Latest update November 25th, 2024 1:00 AM
Jun 29, 2021 Features / Columnists, Freddie Kissoon
Kaieteur News – I know how the mind of a newspaper editor operates because I have been edited by several of them over the past 32 years. Though respecting your independence, there are times when an editor would subtly ask you to do a piece he/she is interested in. He/she wants the newspaper to carry an interpretation of a controversial story that’s riveting the nation.
I am at a loss to understand why the editor of the Stabroek News has not asked its weekly columnist, Dr. Clive Thomas, to do a few items reflecting on the five years he has held substantial state power. Looked at from any angle in any country, a person that is the State’s chief investigator for corruption and the head of the main industry is a person with formidable authority.
Since the fall of his party from power (WPA was part of the APNU outfit), not even a few paragraphs have been assigned to Thomas’ experience in government. Each week for the past few years, his weekly offering is on a subject he has no expertise in – the petroleum industry.
This is one of the current mockeries in Guyana. Thomas has published a book, dozens of published articles and more than four years of weekly columns on the sugar industry. Against that backdrop, he was made chairman of the sugar industry.
Why then is he writing on oil and not sugar, but more importantly, on his experience in managing the sugar industry? This is where an astute editor comes in. He has to tell Thomas what he perceives to be in the interest of the newspaper and what the readers want.
He cannot dictate for Thomas but he can gently nudge him in the direction that can stir the curiosity of readers. I repeat for emphasis – I have never written for an editor who did not politely ask me to touch on a controversial subject.
Thomas must know that he continues to appear silly in the eyes of Guyanese wherever they live in that, he was a “big, big” one in the government of APNU+AFC from 2015 to 2020 holding two crucial portfolios but he doesn’t write on two of those subject-areas. Thomas’ outpourings on oil are soporific, jejune and lack penetration. He is losing credibility if he hasn’t lost it already.
In any country, people would expect to hear what a person like Thomas has to say after his time in government is over. It is the same with Nagamootoo. This man was the second most powerful man in government for five years, but if you see what commentaries he does on his Facebook page, you will want to throw up and I honestly mean that without any insult.
Let me repeat what I described in my analysis yesterday just in case you missed it. You have to see these items to believe it. I was sent about 15 of them from his Facebook postings since I am not on Facebook. Nagamootoo is writing glowingly on Cheddi Jagan and Walter Rodney and disparagingly of Forbes Burnham. His utterances are accompanied by photos of him, Jagan, Rodney, anti-Burnham personalities from the seventies, and famous global ant-colonial figures he met during the seventies and eighties.
Most of the pieces are in this vein, plus, he utter excessive ranting about the present PPP administration.
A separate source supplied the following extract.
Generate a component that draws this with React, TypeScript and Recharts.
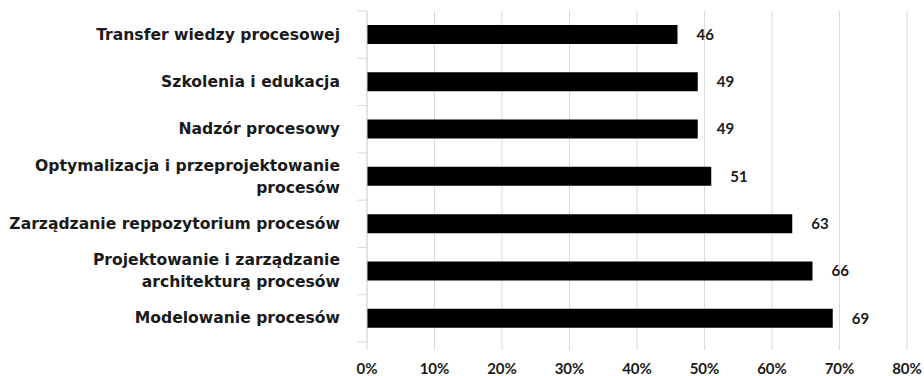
import React from 'react';
import { BarChart, Bar, XAxis, YAxis, CartesianGrid, LabelList } from 'recharts';

const categories = [
  'Transfer wiedzy procesowej',
  'Szkolenia i edukacja',
  'Nadzór procesowy',
  'Optymalizacja i przeprojektowanie\nprocesów',
  'Zarządzanie reppozytorium procesów',
  'Projektowanie i zarządzanie\narchitekturą procesów',
  'Modelowanie procesów',
];
const values = [46, 49, 49, 51, 63, 66, 69];
const xTicks = [0, 10, 20, 30, 40, 50, 60, 70, 80];

const data = categories.map((c, i) => ({ name: c, value: values[i] }));

const W = 924;
const H = 376;
const M = { top: 11, right: 17, bottom: 0, left: 0 };
const X_AXIS_H = 34;
const Y_AXIS_W = 367;
const BAND = (H - M.top - M.bottom - X_AXIS_H) / categories.length;
const GRID = '#d9d9d9';

const CatTick = (props: any) => {
  const { y, payload, index } = props;
  const lines = String(payload.value).split('\n');
  const lh = 22;
  const start = -((lines.length - 1) * lh) / 2;
  const ax = Y_AXIS_W;
  return (
    <g>
      <line x1={ax - 10} x2={ax} y1={y - BAND / 2} y2={y - BAND / 2} stroke={GRID} />
      {index === categories.length - 1 && (
        <line x1={ax - 10} x2={ax} y1={y + BAND / 2} y2={y + BAND / 2} stroke={GRID} />
      )}
      <text
        x={ax - 27}
        y={y}
        textAnchor="end"
        fontFamily="DejaVu Sans"
        fontWeight="bold"
        fontSize={15.6}
        fill="#1a1a1a"
      >
        {lines.map((l, i) => (
          <tspan key={i} x={ax - 27} dy={i === 0 ? start : lh} dominantBaseline="central">
            {l}
          </tspan>
        ))}
      </text>
    </g>
  );
};

export default function App() {
  return (
    <div style={{ position: 'absolute', left: 0, top: 0, background: '#fff' }}>
      <BarChart width={W} height={H} data={data} layout="vertical" margin={M}>
        <CartesianGrid horizontal={false} stroke={GRID} />
        <XAxis
          type="number"
          domain={[0, 80]}
          ticks={xTicks}
          tickFormatter={(v: number) => `${v}%`}
          height={X_AXIS_H}
          axisLine={false}
          tickLine={{ stroke: GRID }}
          tickSize={8}
          tickMargin={13}
          tick={{ fontFamily: 'Lato', fontWeight: 'bold', fontSize: 15, fill: '#1a1a1a' }}
          interval={0}
        />
        <YAxis
          type="category"
          dataKey="name"
          width={Y_AXIS_W}
          axisLine={{ stroke: GRID }}
          tickLine={false}
          tick={<CatTick />}
          interval={0}
        />
        <Bar dataKey="value" fill="#000" barSize={19} isAnimationActive={false}>
          <LabelList
            dataKey="value"
            position="right"
            offset={19}
            style={{ fontFamily: 'Lato', fontWeight: 'bold', fontSize: 15, fill: '#1a1a1a' }}
          />
        </Bar>
      </BarChart>
    </div>
  );
}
As I wrote in my column yesterday, there isn’t anything about his time as prime minister and any reflection on the five years of governance by his party, the AFC.
In one of his postings, he carries a picture of himself a few weeks ago in a barbershop in which he points out that he is still with the people of Berbice. The brutal reality in Berbice is that, Nagamootoo is not welcomed in his own hometown at Whim. In any survey of how the people of Berbice feel about Nagamootoo and Charrandass Persaud, the results would show he is the anti-Christ and Charrandass is a garlanded hero.
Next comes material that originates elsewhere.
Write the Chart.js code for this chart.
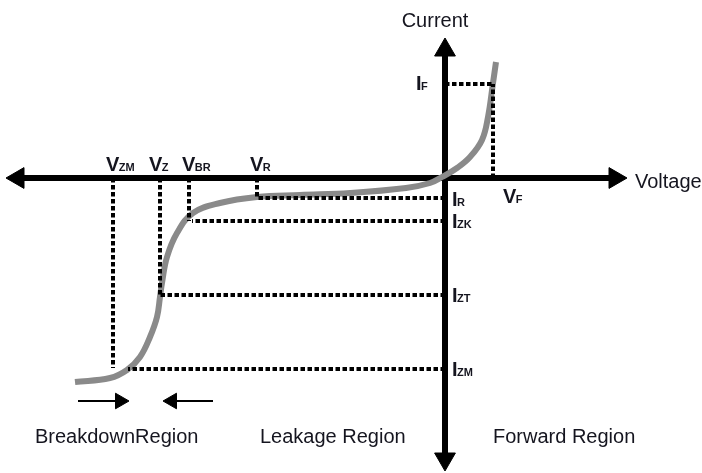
<!DOCTYPE html>
<html>
<head>
    <title>Zener diode I-V characteristic</title>
    <script src="https://cdn.jsdelivr.net/npm/chart.js@4/dist/chart.umd.min.js"></script>
    <style>
        html, body { margin: 0; padding: 0; background: #fff; }
        #wrap { position: relative; width: 702px; height: 473px; }
    </style>
</head>
<body>
    <div id="wrap"><canvas id="grafico"></canvas></div>
    <script>
        // curva I-V (unidades arbitrarias, origem no cruzamento dos eixos)
        var curveV = [-37.0, -33.5, -31.8, -30.5, -29.5, -28.8, -28.5, -28.3, -27.8, -26.8, -25.2, -22.5, -18.8, -14.5, -9.5, -3.9, -1.5, -0.3, 1.2, 2.5, 3.7, 4.3, 4.8, 5.1];
        var curveI = [-20.4, -20.0, -19.2, -17.9, -15.9, -13.9, -11.9, -10.5, -7.9, -5.5, -3.5, -2.5, -1.9, -1.7, -1.5, -1.0, -0.5, 0.1, 1.0, 2.1, 3.8, 6.1, 9.5, 11.6];

        // linhas pontilhadas verticais (da tensao ate o ponto) e horizontais (do ponto ate o eixo I)
        var vGuideV = [-33.2, -28.5, -25.6, -18.8, 4.8];
        var vGuideI = [-19.0, -11.7, -4.3, -1.9, 9.4];
        var hGuideI = [-19.1, -11.7, -4.3, -2.0, 9.4];
        var hGuideV = [-31.7, -28.5, -25.3, -18.8, 4.8];

        // eixos (centro das setas)
        var axisV = [-42.7, 17.0];
        var axisI = [12.8, -28.1];

        // setas da regiao de ruptura
        var arrowI = -22.3;
        var arrowRightV = [-36.7, -32.5];
        var arrowLeftV = [-23.2, -27.3];

        // rotulos
        var symMain = ['V', 'V', 'V', 'V', 'I', 'V', 'I', 'I', 'I', 'I'];
        var symSub = ['ZM', 'Z', 'BR', 'R', 'F', 'F', 'R', 'ZK', 'ZT', 'ZM'];
        var symV = [-33.9, -29.6, -26.3, -19.5, -2.9, 5.8, 0.7, 0.7, 0.7, 0.7];
        var symI = [0.7, 0.7, 0.7, 0.7, 8.8, -2.5, -2.8, -5.0, -12.4, -19.8];

        var regionNames = ['BreakdownRegion', 'Leakage Region', 'Forward Region'];
        var regionV = [-41.0, -18.5, 4.8];
        var regionI = -26.5;

        var axisTitles = ['Current', 'Voltage'];
        var axisTitleV = [-1.0, 19.0];
        var axisTitleI = [15.1, -1.0];

        var FONT = "'Liberation Sans', Arial, sans-serif";

        function pts(xs, ys) {
            return xs.map(function (x, i) { return { x: x, y: ys[i] }; });
        }

        var datasets = [];

        // eixos
        datasets.push({
            data: [{ x: axisV[0], y: 0 }, { x: axisV[1], y: 0 }],
            borderColor: '#000', borderWidth: 6,
            pointStyle: 'triangle', pointRadius: 12, pointRotation: [-90, 90],
            pointBackgroundColor: '#000', pointBorderColor: '#000', pointBorderWidth: 1,
            order: 3
        });
        datasets.push({
            data: [{ x: 0, y: axisI[0] }, { x: 0, y: axisI[1] }],
            borderColor: '#000', borderWidth: 6,
            pointStyle: 'triangle', pointRadius: 12, pointRotation: [0, 180],
            pointBackgroundColor: '#000', pointBorderColor: '#000', pointBorderWidth: 1,
            order: 3
        });

        // curva
        datasets.push({
            data: pts(curveV, curveI),
            borderColor: '#8a8a8a', borderWidth: 6,
            tension: 0.4,
            pointRadius: 0, borderCapStyle: 'butt',
            order: 2
        });

        // guias pontilhadas
        vGuideV.forEach(function (v, i) {
            datasets.push({
                data: [{ x: v, y: 0 }, { x: v, y: vGuideI[i] }],
                borderColor: '#000', borderWidth: 4, borderDash: [4.5, 2.5],
                pointRadius: 0, order: 1
            });
        });
        hGuideI.forEach(function (c, i) {
            datasets.push({
                data: [{ x: 0, y: c }, { x: hGuideV[i], y: c }],
                borderColor: '#000', borderWidth: 4, borderDash: [4.5, 2.5],
                pointRadius: 0, order: 1
            });
        });

        // setas pequenas
        [arrowRightV, arrowLeftV].forEach(function (a, i) {
            datasets.push({
                data: [{ x: a[0], y: arrowI }, { x: a[1], y: arrowI }],
                borderColor: '#000', borderWidth: 2,
                pointStyle: 'triangle', pointRadius: [0, 9], pointRotation: i === 0 ? 90 : -90,
                pointBackgroundColor: '#000', pointBorderColor: '#000', pointBorderWidth: 1,
                order: 1
            });
        });

        var textPlugin = {
            id: 'rotulos',
            afterDatasetsDraw: function (chart) {
                var ctx = chart.ctx;
                var sx = chart.scales.x, sy = chart.scales.y;
                ctx.save();
                ctx.fillStyle = '#15151f';
                ctx.textBaseline = 'alphabetic';

                // simbolos com subscrito
                symMain.forEach(function (m, i) {
                    var px = sx.getPixelForValue(symV[i]);
                    var py = sy.getPixelForValue(symI[i]);
                    ctx.textAlign = 'left';
                    ctx.font = 'bold 20px ' + FONT;
                    ctx.fillText(m, px, py);
                    var w = ctx.measureText(m).width;
                    ctx.font = 'bold 11px ' + FONT;
                    ctx.fillText(symSub[i], px + w - 0.5, py);
                });

                // regioes
                ctx.font = '20px ' + FONT;
                ctx.textAlign = 'left';
                regionNames.forEach(function (t, i) {
                    ctx.fillText(t, sx.getPixelForValue(regionV[i]), sy.getPixelForValue(regionI));
                });

                // titulos dos eixos
                ctx.font = '20px ' + FONT;
                ctx.textAlign = 'center';
                ctx.fillText(axisTitles[0], sx.getPixelForValue(axisTitleV[0]), sy.getPixelForValue(axisTitleI[0]));
                ctx.textAlign = 'left';
                ctx.fillText(axisTitles[1], sx.getPixelForValue(axisTitleV[1]), sy.getPixelForValue(axisTitleI[1]));
                ctx.restore();
            }
        };

        var chart = new Chart(document.getElementById('grafico').getContext('2d'), {
            type: 'line',
            data: { datasets: datasets },
            options: {
                responsive: true,
                maintainAspectRatio: false,
                animation: false,
                clip: false,
                layout: { padding: 0, autoPadding: false },
                plugins: { legend: { display: false }, tooltip: { enabled: false } },
                datasets: { line: { clip: false, fill: false } },
                scales: {
                    x: { type: 'linear', display: false, min: -44.5, max: 25.7 },
                    y: { type: 'linear', display: false, min: -29.5, max: 17.8 }
                }
            },
            plugins: [textPlugin]
        });
    </script>
</body>
</html>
I don’t want Nagamootoo to sue me so I am not going comment on his state of mind. Yesterday I simply used the following words, “it appears that he is undergoing a different mental journey.” Two lawyers told me those words are not libelous.
To conclude then I think it is only in Guyana you would find a Thomas and a Nagamootoo. Most politicians, perhaps all of them, when they leave government or are thrown out, they feel an obligation to their country to explain their time in power. And the thing is, Thomas is in his eighties and Nagamootoo is near there. So maybe, Guyanese will never read about that part of their lives.
(The views expressed in this article are those of the author and do not necessarily reflect the opinions of this newspaper.)